- **What you should do**:
Retype verbatim only the lines below, starting at the one that contains "Reproduce this chart with matplotlib." and ending at the one that contains "s.set_visible(False)". Pictures are excluded from the copy.

- **Entries provided**:
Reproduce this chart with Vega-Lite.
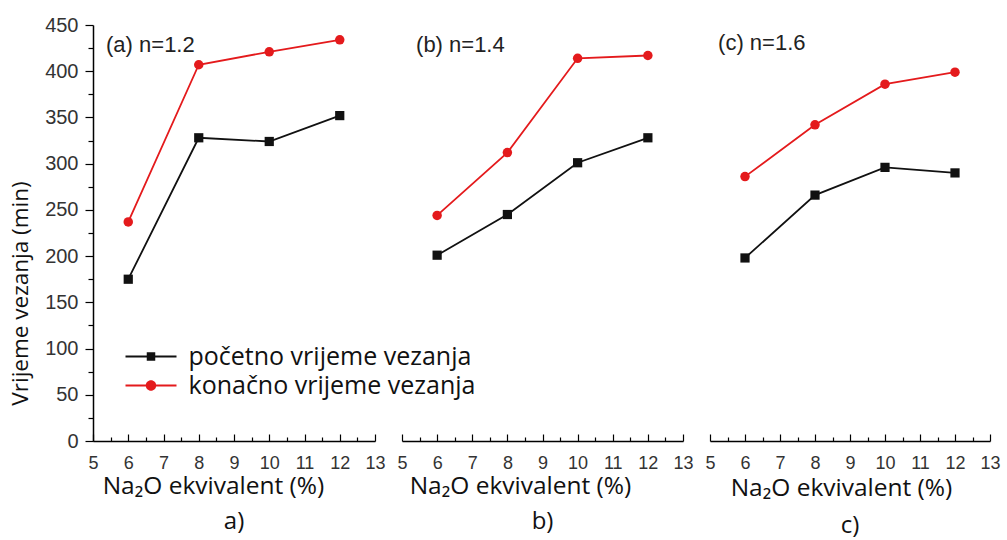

--

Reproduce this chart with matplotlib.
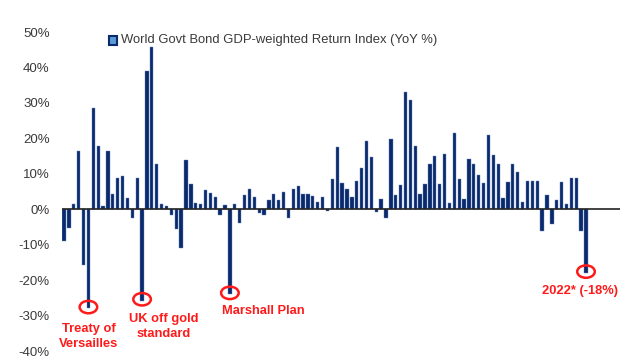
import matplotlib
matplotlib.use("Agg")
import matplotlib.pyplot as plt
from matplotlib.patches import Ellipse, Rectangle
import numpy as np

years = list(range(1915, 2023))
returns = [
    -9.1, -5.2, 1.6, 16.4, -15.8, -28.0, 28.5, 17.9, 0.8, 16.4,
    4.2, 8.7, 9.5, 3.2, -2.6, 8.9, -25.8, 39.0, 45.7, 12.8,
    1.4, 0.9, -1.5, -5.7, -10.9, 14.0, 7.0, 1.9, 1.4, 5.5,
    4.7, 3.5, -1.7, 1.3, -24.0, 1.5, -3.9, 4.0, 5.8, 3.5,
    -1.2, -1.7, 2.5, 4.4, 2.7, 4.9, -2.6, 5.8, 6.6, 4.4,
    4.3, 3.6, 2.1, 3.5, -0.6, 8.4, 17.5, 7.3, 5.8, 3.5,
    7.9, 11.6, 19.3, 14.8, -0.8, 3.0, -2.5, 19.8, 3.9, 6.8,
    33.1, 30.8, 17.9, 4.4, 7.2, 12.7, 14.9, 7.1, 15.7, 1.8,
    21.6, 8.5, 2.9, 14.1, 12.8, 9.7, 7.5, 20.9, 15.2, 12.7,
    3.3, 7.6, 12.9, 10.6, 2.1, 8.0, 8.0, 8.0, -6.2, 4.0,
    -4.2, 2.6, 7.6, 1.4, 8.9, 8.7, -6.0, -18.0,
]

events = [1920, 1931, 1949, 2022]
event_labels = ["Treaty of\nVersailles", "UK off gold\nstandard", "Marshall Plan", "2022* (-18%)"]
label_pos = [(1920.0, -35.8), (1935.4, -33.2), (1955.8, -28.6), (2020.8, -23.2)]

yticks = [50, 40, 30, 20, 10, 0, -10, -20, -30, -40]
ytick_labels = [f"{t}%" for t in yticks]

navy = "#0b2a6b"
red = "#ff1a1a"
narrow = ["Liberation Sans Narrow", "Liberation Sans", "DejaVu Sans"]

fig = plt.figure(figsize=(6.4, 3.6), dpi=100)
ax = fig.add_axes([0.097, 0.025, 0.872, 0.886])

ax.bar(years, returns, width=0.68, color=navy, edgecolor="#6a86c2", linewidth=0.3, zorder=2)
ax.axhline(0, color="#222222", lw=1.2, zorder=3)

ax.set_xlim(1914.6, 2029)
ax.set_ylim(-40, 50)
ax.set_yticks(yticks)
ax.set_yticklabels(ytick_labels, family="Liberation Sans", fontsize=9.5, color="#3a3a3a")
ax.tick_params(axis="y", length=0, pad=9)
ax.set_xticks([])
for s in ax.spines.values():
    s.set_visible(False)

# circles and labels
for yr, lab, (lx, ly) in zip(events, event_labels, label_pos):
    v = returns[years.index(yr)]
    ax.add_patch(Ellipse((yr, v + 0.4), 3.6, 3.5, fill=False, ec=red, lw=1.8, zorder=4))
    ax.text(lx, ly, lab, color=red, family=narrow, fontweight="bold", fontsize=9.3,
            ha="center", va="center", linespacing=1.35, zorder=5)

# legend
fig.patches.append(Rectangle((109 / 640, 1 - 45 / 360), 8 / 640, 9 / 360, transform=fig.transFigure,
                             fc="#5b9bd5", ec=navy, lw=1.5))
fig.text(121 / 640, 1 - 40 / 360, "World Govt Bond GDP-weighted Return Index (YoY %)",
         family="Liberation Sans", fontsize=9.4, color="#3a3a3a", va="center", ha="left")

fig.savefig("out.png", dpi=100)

--

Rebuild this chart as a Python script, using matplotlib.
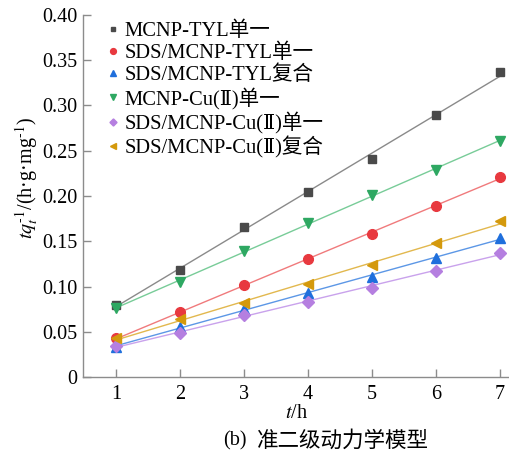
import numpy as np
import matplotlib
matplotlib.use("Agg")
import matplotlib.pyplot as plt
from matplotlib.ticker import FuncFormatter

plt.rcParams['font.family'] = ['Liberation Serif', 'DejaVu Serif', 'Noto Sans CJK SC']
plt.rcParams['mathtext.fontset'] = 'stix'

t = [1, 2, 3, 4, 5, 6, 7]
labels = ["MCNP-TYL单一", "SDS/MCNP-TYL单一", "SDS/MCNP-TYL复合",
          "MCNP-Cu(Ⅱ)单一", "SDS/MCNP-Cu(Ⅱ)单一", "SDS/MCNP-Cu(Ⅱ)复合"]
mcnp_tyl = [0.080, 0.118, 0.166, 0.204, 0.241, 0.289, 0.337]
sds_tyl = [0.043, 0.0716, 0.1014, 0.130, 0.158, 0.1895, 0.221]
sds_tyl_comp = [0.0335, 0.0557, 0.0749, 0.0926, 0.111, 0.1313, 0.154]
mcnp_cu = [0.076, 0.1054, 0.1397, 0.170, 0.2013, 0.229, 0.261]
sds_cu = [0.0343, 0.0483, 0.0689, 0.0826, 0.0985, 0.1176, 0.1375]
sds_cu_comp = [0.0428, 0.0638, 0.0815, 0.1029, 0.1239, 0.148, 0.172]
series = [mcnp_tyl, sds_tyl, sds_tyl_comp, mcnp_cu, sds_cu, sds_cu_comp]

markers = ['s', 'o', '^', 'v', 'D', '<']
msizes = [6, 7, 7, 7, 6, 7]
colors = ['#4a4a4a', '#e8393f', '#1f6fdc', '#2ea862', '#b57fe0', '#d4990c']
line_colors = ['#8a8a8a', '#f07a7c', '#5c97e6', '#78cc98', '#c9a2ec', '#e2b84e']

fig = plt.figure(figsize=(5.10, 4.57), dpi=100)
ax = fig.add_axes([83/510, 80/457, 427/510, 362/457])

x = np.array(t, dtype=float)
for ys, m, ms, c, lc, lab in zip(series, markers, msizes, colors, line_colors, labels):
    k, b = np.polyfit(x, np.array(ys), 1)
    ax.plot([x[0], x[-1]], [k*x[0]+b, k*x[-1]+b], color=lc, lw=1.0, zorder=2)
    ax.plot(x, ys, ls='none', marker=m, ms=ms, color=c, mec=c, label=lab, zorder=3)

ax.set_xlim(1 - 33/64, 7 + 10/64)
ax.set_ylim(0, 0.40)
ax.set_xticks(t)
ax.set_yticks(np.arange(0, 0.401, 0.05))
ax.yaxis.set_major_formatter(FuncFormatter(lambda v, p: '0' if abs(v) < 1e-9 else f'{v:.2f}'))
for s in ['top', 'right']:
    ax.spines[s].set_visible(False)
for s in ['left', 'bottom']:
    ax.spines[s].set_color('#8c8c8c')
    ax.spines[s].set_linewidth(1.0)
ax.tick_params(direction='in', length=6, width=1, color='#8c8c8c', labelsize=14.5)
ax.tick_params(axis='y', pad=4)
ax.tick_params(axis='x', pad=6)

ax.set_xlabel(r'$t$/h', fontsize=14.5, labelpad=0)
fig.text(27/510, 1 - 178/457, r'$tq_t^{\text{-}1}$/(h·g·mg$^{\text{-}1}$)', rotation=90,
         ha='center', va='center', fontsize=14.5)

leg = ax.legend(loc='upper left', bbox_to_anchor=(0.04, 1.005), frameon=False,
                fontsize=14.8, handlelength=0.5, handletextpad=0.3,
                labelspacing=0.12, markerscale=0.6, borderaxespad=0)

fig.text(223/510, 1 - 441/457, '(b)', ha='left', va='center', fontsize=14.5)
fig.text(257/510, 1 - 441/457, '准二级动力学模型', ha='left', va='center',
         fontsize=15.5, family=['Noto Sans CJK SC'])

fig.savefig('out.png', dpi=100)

- **Result**:
Reproduce this chart with matplotlib.
import matplotlib
matplotlib.use("Agg")
import matplotlib.pyplot as plt
from matplotlib.patches import Ellipse, Rectangle
import numpy as np

years = list(range(1915, 2023))
returns = [
    -9.1, -5.2, 1.6, 16.4, -15.8, -28.0, 28.5, 17.9, 0.8, 16.4,
    4.2, 8.7, 9.5, 3.2, -2.6, 8.9, -25.8, 39.0, 45.7, 12.8,
    1.4, 0.9, -1.5, -5.7, -10.9, 14.0, 7.0, 1.9, 1.4, 5.5,
    4.7, 3.5, -1.7, 1.3, -24.0, 1.5, -3.9, 4.0, 5.8, 3.5,
    -1.2, -1.7, 2.5, 4.4, 2.7, 4.9, -2.6, 5.8, 6.6, 4.4,
    4.3, 3.6, 2.1, 3.5, -0.6, 8.4, 17.5, 7.3, 5.8, 3.5,
    7.9, 11.6, 19.3, 14.8, -0.8, 3.0, -2.5, 19.8, 3.9, 6.8,
    33.1, 30.8, 17.9, 4.4, 7.2, 12.7, 14.9, 7.1, 15.7, 1.8,
    21.6, 8.5, 2.9, 14.1, 12.8, 9.7, 7.5, 20.9, 15.2, 12.7,
    3.3, 7.6, 12.9, 10.6, 2.1, 8.0, 8.0, 8.0, -6.2, 4.0,
    -4.2, 2.6, 7.6, 1.4, 8.9, 8.7, -6.0, -18.0,
]

events = [1920, 1931, 1949, 2022]
event_labels = ["Treaty of\nVersailles", "UK off gold\nstandard", "Marshall Plan", "2022* (-18%)"]
label_pos = [(1920.0, -35.8), (1935.4, -33.2), (1955.8, -28.6), (2020.8, -23.2)]

yticks = [50, 40, 30, 20, 10, 0, -10, -20, -30, -40]
ytick_labels = [f"{t}%" for t in yticks]

navy = "#0b2a6b"
red = "#ff1a1a"
narrow = ["Liberation Sans Narrow", "Liberation Sans", "DejaVu Sans"]

fig = plt.figure(figsize=(6.4, 3.6), dpi=100)
ax = fig.add_axes([0.097, 0.025, 0.872, 0.886])

ax.bar(years, returns, width=0.68, color=navy, edgecolor="#6a86c2", linewidth=0.3, zorder=2)
ax.axhline(0, color="#222222", lw=1.2, zorder=3)

ax.set_xlim(1914.6, 2029)
ax.set_ylim(-40, 50)
ax.set_yticks(yticks)
ax.set_yticklabels(ytick_labels, family="Liberation Sans", fontsize=9.5, color="#3a3a3a")
ax.tick_params(axis="y", length=0, pad=9)
ax.set_xticks([])
for s in ax.spines.values():
    s.set_visible(False)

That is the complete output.